Eating slower will help with your weight management, decrease inflammation and feeling uncomfortable after eating, help you set a healthier relationship with food, and protect you from possible encounters with eating disorders. Eating slower and calmer is the best answer if you wonder how to stop eating so much.

How to Eat Slower

If you searched for how to eat slowly, the good news is you have already done half the work by noticing your quick eating habit and deciding to fix it. There are several tips recommended for slower eating; let’s explore!
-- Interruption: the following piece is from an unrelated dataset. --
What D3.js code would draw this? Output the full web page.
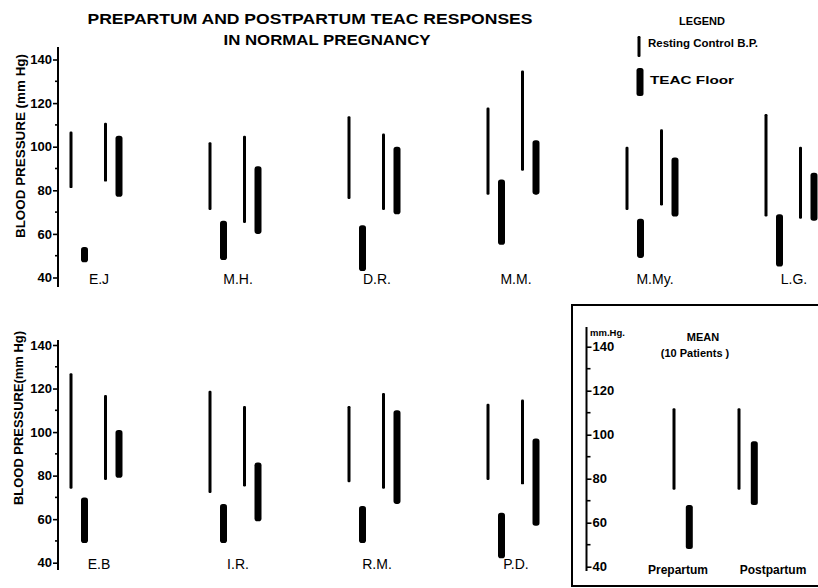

Practical Tips and Strategies

First, you should treat eating times as eating times and avoid eating without sitting. Using utensils will slow down your eating. In between every few bites, put the fork or spoon down and pause for a short moment. You may also push the plate away, let your digestive system work, and then take the plate back. If you like snacking, you can set a time limit for the snack time. For example, if you decide 15 minutes is the best, avoid finishing your snack after 15 minutes.

Mindfulness Techniques

Mindful eating handles eating not as stuffing food in our bodies but as a new experience every time. You should first smell, touch, and look at the food you eat and fully understand the pleasure and energy it will give you. By taking small bites and chewing at least 40 times, you will use all of your taste buds and slowly produce serotonin rather than a high rush. You can easily find guided meditations for mindful eating, and they will introduce you to the technique in detail.

Portion Control and Meal Planning

Many of us experience weight gain or no loss while on a diet of only healthy food options. But we should remember that labels such as low fat, diet, healthy and organic do not make any food zero calorie. Some healthy, natural food sources such as nuts, fruit, and whole grains can contain high calories in small portions.

Weight gain is inevitable if you skip portion control and chew fast on high-calorie healthy snacks all day. Therefore, portion control and planning meals and snacks by calculating the macros and calories are necessary. Knowing how much you can eat will automatically slow down because you will not want to run out of food in seconds.

FAQs - Why Do I Eat So Fast

What does it mean if I eat fast?

When you eat fast, there isn’t much chewing involved, which can lead to difficulty digesting food. Additionally, not allowing time for digestion when eating quickly can result in not feeling full, leading you to overeat.
Due to their distractibility, individuals with ADHD may not only struggle to focus solely on eating while they are dining but also engage in multiple activities simultaneously. For example, they may need to watch something, use their phone, continue talking, etc., which can lead to eating faster and more mindlessly.
There can be many underlying reasons for eating quickly. Among these, the fast pace of life and constantly being on the go, along with distractibility, eating habits, environmental factors, and lifestyle, are often cited.
When we feel hungry, we may experience sudden drops in blood sugar levels, tremors in the hands and feet, weakness, and other problems. These symptoms can prompt us to dive into eating quickly. The desire for instant gratification and time constraints can also play a role.
Eating fast is a common behaviour today, which can lead to health problems, especially concerning digestion. That’s why we recommend you practise slow eating if you are a fast eater.
We can say that eating quickly is unhealthy. Since there is not much chewing, digestion of the food becomes difficult, the feeling of satiety decreases, and overeating may occur.